Nachdem Fürstin Wilhelmine 1780 verstarb, durften Ludwig und Katharina endlich heiraten. Am 28 Januar 1787 schlossen die beiden ihre Ehe. Wenige Tage später wurde Katharina zur Fürstin von Nassau Saarbrücken berufen. Im Jahre 1789 wurde Adolf, das einzige eheliche geborene ihrer insgesamt sieben Kinder geboren. Als 1793 die französische Revolution das Saarland erreichte floh die fürstliche Familie nach Mannheim und später nach Aschaffenburg. Im Jahre 1794 starb Fürst Ludwig.
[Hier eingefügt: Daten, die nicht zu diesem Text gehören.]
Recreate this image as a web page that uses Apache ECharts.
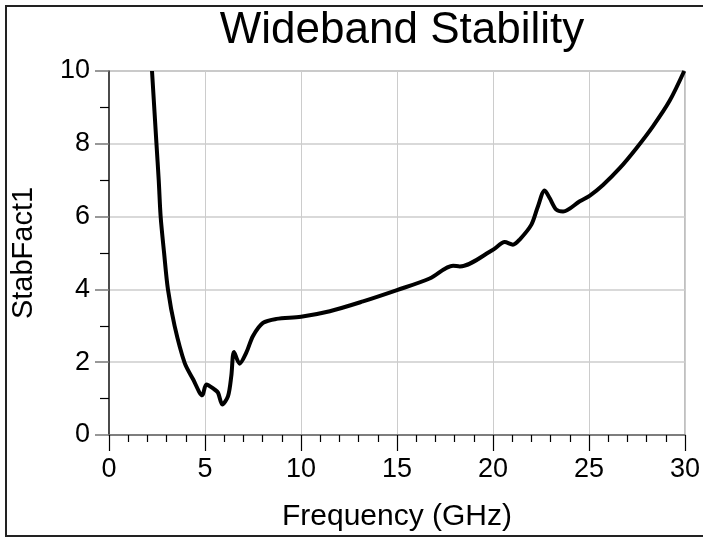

Katharina kehrte nach Mannheim zurück und verstarb am 11. Dezember 1829. Tragischerweise starben mit Ausnahme von Tochter Luise alle ihre Kinder vor der Gräfin.

Bis heute wird das Andenken der Gräfin von Ottweiler gepflegt und als touristische Attraktion vermarktet. Das „Gänsegretel“ hat einen hohen Stellenwert in unserem beschaulichen Ländchen. Dabei sollte bei allem Respekt niemals vergessen werden, dass das „Gänsegretel“ echtes „Derminga“ Blut in sich trug.